MAURICE RAVEL (1875-1937)
DAPHNIS ET CHLOË – Suite No. 2
Composed: 1909-1912
Premiered: Paris, France, 1912
Daybreak
Pantomime
Danse générale
Commissioned by Serge Diaghilev on the same day that Diaghilev demanded The Firebird from Stravinsky, Daphnis et Chloë was described by the composer as a “choreographic symphony.” Like so many other composers since Beethoven, Ravel was plagued by a “finale problem” with his symphony: the concluding Danse générale took him a whole year to complete (watching glumly as Stravinsky sped by with the completed Firebird and Petrouchka while Ravel remorsely tinkered with the finale’s orchestration).
Essentially the more-or-less complete third act of the ballet, the second Suite from this glorious work begins with one of the highpoints of all 20th-century music.
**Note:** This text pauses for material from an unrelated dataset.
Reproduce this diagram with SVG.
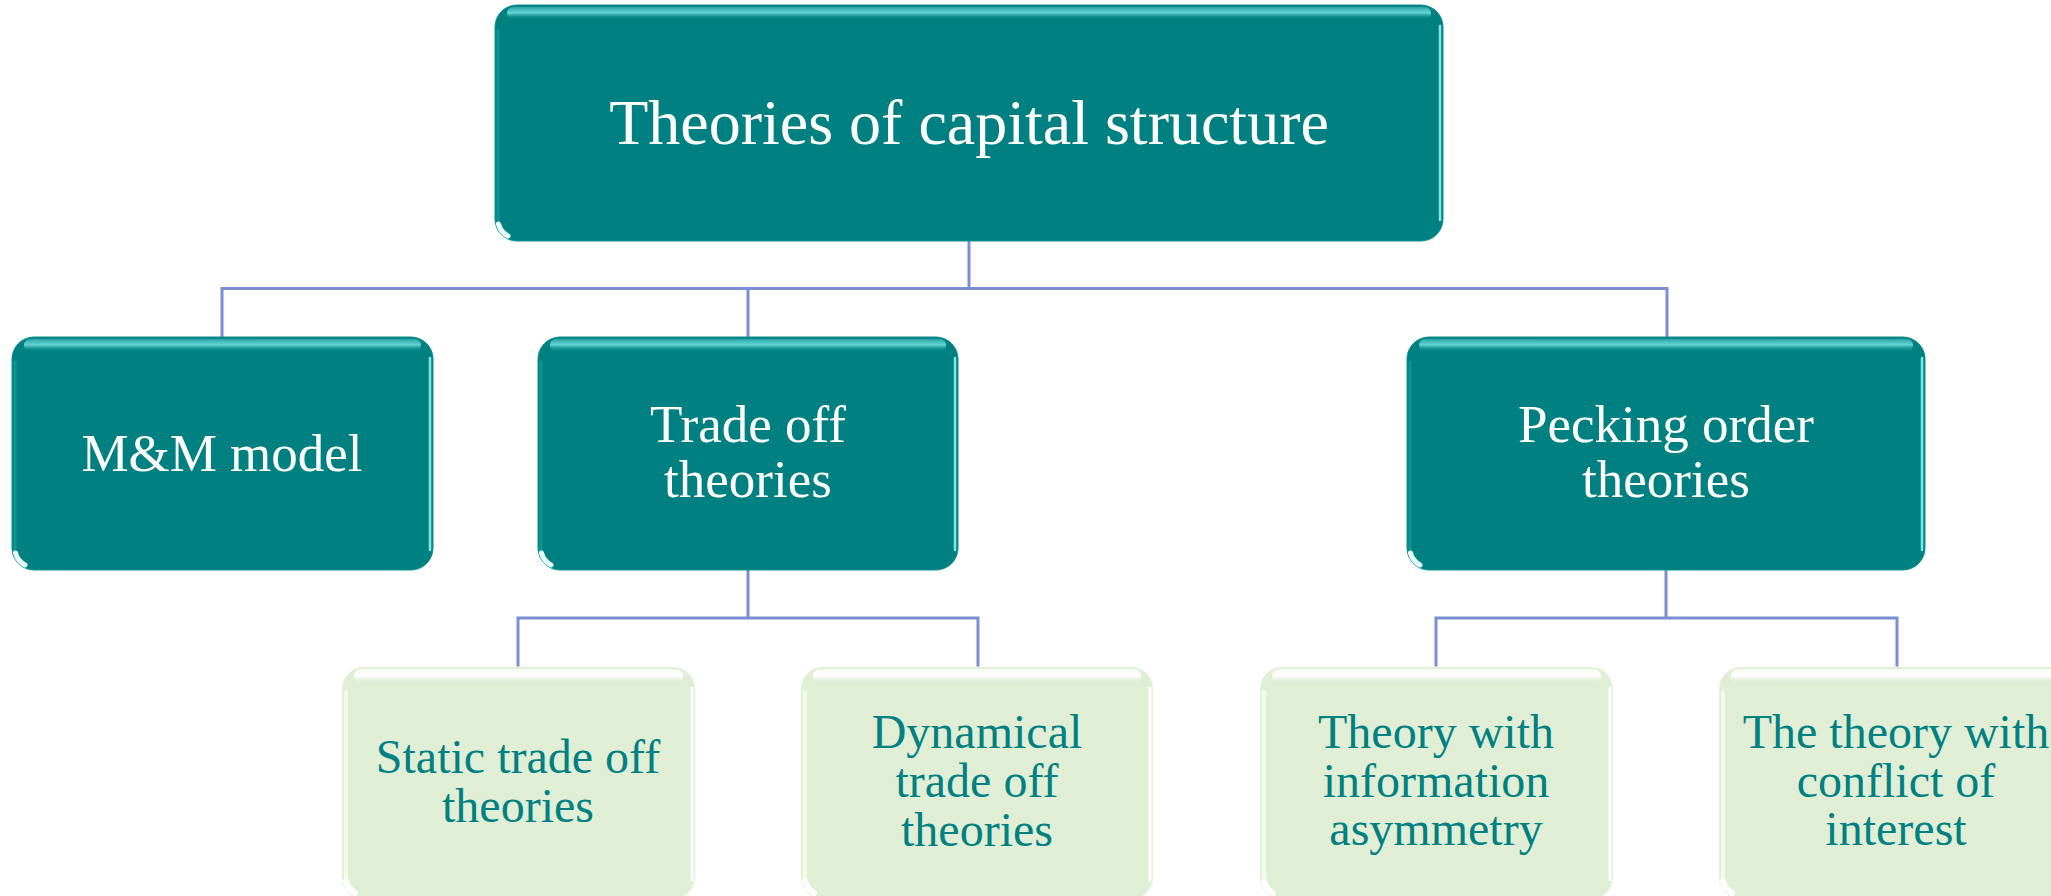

The music depicts a blazing sunrise and the earth waking—birds, animals, lovers and all. This, surely, was what Ravel had in mind when he described Daphnis as “a vast musical fresco, faithful to the Greece of my dreams.”
Daphnis and Chloe, the two lovers, then perform a “pantomime” telling the story of Syrinx and Pan (note the woodwind solos depicting these two—but listen closely, and see that they are not solos at all; Syrinx is both oboe and clarinet, while Pan is a mixture of flute, piccolo and the dark alto flute). Their dance of homage becomes a love duet (the original Daphnis was Nijinsky, who more or less demanded one love scene per act), morphing into the 5/4 free-for-all of the Danse générale.
Ravel considered Daphnis to be his best work. He was far too fastidious to use a word like “masterpiece,” but we are not so bashful: this is genius at work.